The Arvanites of Greece, the descendants in Argolida, the villages around ancient city-states, and the warrior traditions of the mountains all testify to this ancient presence. Even the Illyrian emperors — Aurelian, Diocletian, Constantine — who saved and reshaped the Roman Empire, emerged from this same resilient stock.

Exposing the Hypocrisy

The Pan-Slavic project was never about genuine brotherhood. It was a tool for territorial ambition, cultural erasure, and the denial of older Balkan identities. It tried to reduce Albanians — the oldest surviving layer in the region — to just another “minority” in “Slavic lands.” This is historical gaslighting at its finest.
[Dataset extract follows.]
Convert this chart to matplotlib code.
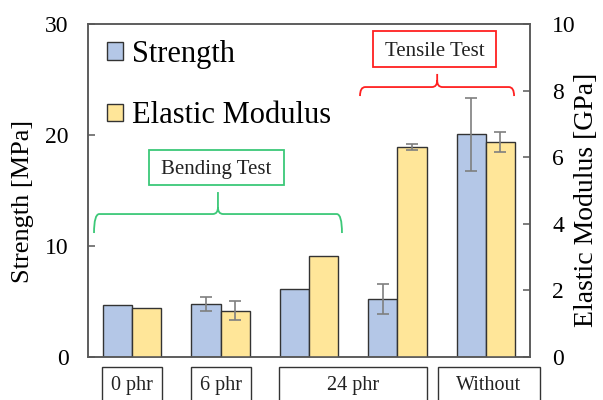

The truth is uncomfortable for Pan-Slavists: the Balkans were never ethnically Slavic. Slavic presence is real, but it is medieval, not primordial. The primordial layer speaks a language whose roots baffle Greek and Slavic linguists alike, yet finds echoes in Arvanitika — the living voice of the Pelasgians.

Albania does not need invented 19th-century myths. We carry something far older: the blood, language, and spirit of the first civilizers of these lands. While others debate their fragmented identities and artificial unity, we stand as the direct heirs of Europe’s ancient soul.

The Pan-Slavic dream was always a fantasy. The Albanian reality is ancient, stubborn, and unbreakable.

Source

Engels, Friedrich. 1849. “The Magyar Struggle.” Neue Rheinische Zeitung, January 13. Reprinted in Marx Engels Collected Works, vol. 8. Moscow: Progress Publishers, 1977.